From Musselburgh, it is easy to explore the area south of Edinburgh, fast becoming a dormitory belt for the capital. Referred to as Midlothian, this too was an active mining area until not so long ago. The A6094 leads to the busy market town of Dalkeith. At the far end of its High Street is the entrance to Dalkeith Country Park, part of the estates of the Duke of Buccleuch. The extensive grounds contain woodland walks beside the river, nature trails and an unusual 'tunnel walk'. The magnificent red-stoned mansion, Dalkeith Palace is not open to the public but can be appreciated from the outside. George IV stayed here during his State visit to Scotland in 1822.
Just south of Dalkeith at Newtongrange is the Scottish Mining Museum centred on the Lady Victoria Colliery, the main pit for this region, which was established in 1890. Guided tours of this pioneering operation are offered between April and September. The winding tower operating down the 1,625ft (496m) deep shaft was driven by Scotland's largest steam engine, still on view. The displays bring to life the conditions both at work and at home for the colliery workers and their families.
Taking the A7 south from Dalkeith and turning left on the B6372 leads to fourteenth century Crichton Castle. Its most notable feature is the bizarre Italian Piazza styled forecourt, much out of character with the rest of the building. This is the product of the rather unstable Francis Stuart, fifth Earl of Bothwell.
The eight storey high Borthwick Castle is nearby at North Middleton - there is a pleasant 2 mile (3km) walk that links both castles, taking around an hour. This Scots tower house with its distinctive twin keeps was the quarters of Mary Queen of Scots and her husband Bothwell following their marriage. Although 500 years old, it has been much restored and is now a private hotel where, for a price, you can use the same bed-chamber as Mary and Bothwell.

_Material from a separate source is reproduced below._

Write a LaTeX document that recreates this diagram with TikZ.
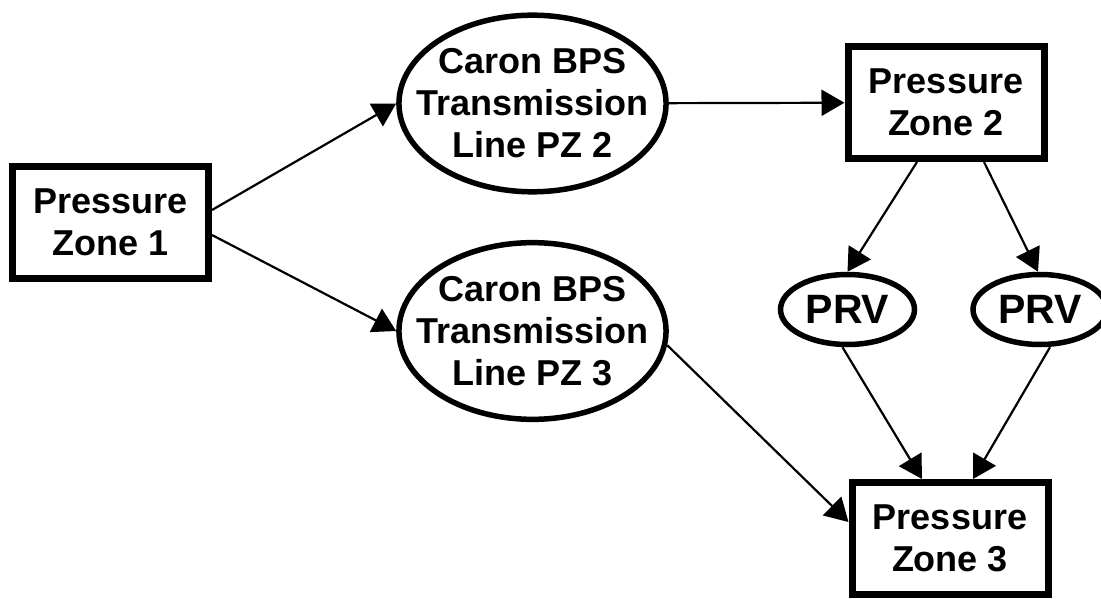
\documentclass[tikz,border=0pt]{standalone}
\usepackage{fontspec}
\setmainfont{Liberation Sans}
\usetikzlibrary{arrows.meta,shapes.geometric}
\tikzset{
  zone/.style={draw,line width=7pt,minimum width=196pt,minimum height=112pt,
    inner sep=0pt,align=center},
  trans/.style={draw,ellipse,line width=5.5pt,inner xsep=-21.6pt,inner ysep=7.7pt,
    align=center},
  prv/.style={draw,ellipse,line width=5.5pt,minimum width=134pt,minimum height=70pt,
    inner sep=0pt,font=\fontsize{41}{48}\selectfont\bfseries},
  flow/.style={-{Triangle[length=23pt,width=26pt]},line width=2.2pt}
}

\begin{document}
\begin{tikzpicture}[x=1pt,y=1pt,font=\fontsize{36}{42}\selectfont\bfseries]
\useasboundingbox (0,0) rectangle (1101,-599);
% zones and lines
\node[zone] (pz1) at (110.5,-222.5) {Pressure\\Zone 1};
\node[trans] (tl2) at (532.5,-103.5) {Caron BPS\\Transmission\\Line PZ 2};
\node[trans] (tl3) at (532.5,-331) {Caron BPS\\Transmission\\Line PZ 3};
\node[zone] (pz2) at (946,-102.5) {Pressure\\Zone 2};
\node[prv] (prv1) at (847.5,-309.5) {PRV};
\node[prv] (prv2) at (1040,-309.5) {PRV};
\node[zone] (pz3) at (950,-538.5) {Pressure\\Zone 3};
% flows
\draw[flow] ([yshift=12.5pt]pz1.east) -- (tl2.west);
\draw[flow] ([yshift=-12.5pt]pz1.east) -- (tl3.west);
\draw[flow] (tl2) -- (pz2);
\draw[flow] ([xshift=-29pt]pz2.south) -- (prv1.north);
\draw[flow] ([xshift=38pt]pz2.south) -- ([xshift=-2pt]prv2.north);
\draw[flow] ([xshift=-5pt]prv1.south) -- ([xshift=-28pt]pz3.north);
\draw[flow] ([xshift=10pt]prv2.south) -- ([xshift=23pt]pz3.north);
\draw[flow] (tl3.-6) -- ([yshift=16.5pt]pz3.west);
\end{tikzpicture}
\end{document}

Follow the A6094 from Dalkeith or try crossing west from Borthwell Castle using country roads until you see signs for the village of Roslin. Rosslyn Castle, poised on a crag, stands high above the glen carved by the River Esk far below. In the fourteenth century this became the home of the St Clair family, its most prominent member being the fifteenth century Sir William St Clair. Sir William's excesses were notorious, such was his taste for a sumptuous lifestyle. In his later years he sought amends by building a church, and Rosslyn Chapel was the result. The finest craftsmen of Europe were employed. Founded in 1146 and never finished following William's death in 1484, the chapel is still remarkable.
The most famous piece is the Prentice Pillar found on the south side of the Lady Chapel. While the master mason was away in Italy looking for inspiration for his 'magnum opus', a young apprentice, following the design he saw in a dream, set to work. On seeing the finished result the master murdered the boy in a fit of jealousy. It greatly surpasses all the other carvings.
The best reason to visit Penicuik a few miles south on the A701 is to see the Edinburgh Crystal Factory and Visitor Centre. There is a large crystal shop and a video presentation. It is possible to watch the craftsmen blow, cut and engrave the world famous crystal, but children under eight are not allowed on the tour.
Returning to the west side of Edinburgh via the city
by-pass there are signs for Hillend Dry Ski Slope, open all year and once the largest
dry ski slope in Europe. Hire equipment and tuition are available.